EXTRI EXtracted Transcription Regulation Interactions

image1

Previously, extended Transcription Factor – Target Gene (TF-TG) resources have been generated by manual curation after mining the literature with PubMed queries (HTRIdb) or text mining (TRRUST). For each of these resources, the initial information extraction mainly served the purpose to generate sources for manual curation, during which relevant abstracts and information was selected. Here, we will present the results of a machine learning assisted text mining approach that allows to automatically extract information on TF-TG with high precision and recall and report on the more than 40.000 unique TF-TG interactions retrieved from abstracts in the entire Medline.
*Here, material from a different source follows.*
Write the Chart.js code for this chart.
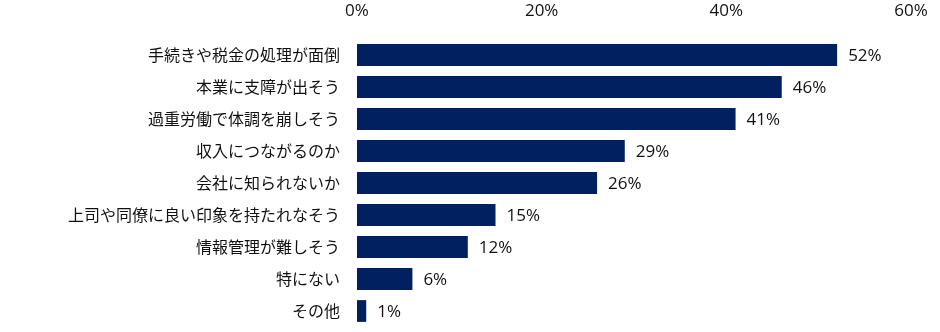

Transcription Factors (TFs) were strictly as evidenced by TFClass (Wingender et al. 2015). All interactions have been converted to RDF specifying Transcription Factor to Target Gene interactions, constituting the Prot2Gene graph of the BioGateway triple store, and are available for network building through the BioGateway Cytoscape App. Currently we are refining the text mining pipeline to increase the robustness of the results. We hope to update BioGateway with the improved results starting July 2019.

The combined Prot2Gene resource represents a valuable contribution to the systems oriented Gene Regulation Knowledge Commons, and serves as an important platform for generating and retrieving information and knowledge about parts of the Gene Regulation domain that still need to be characterized.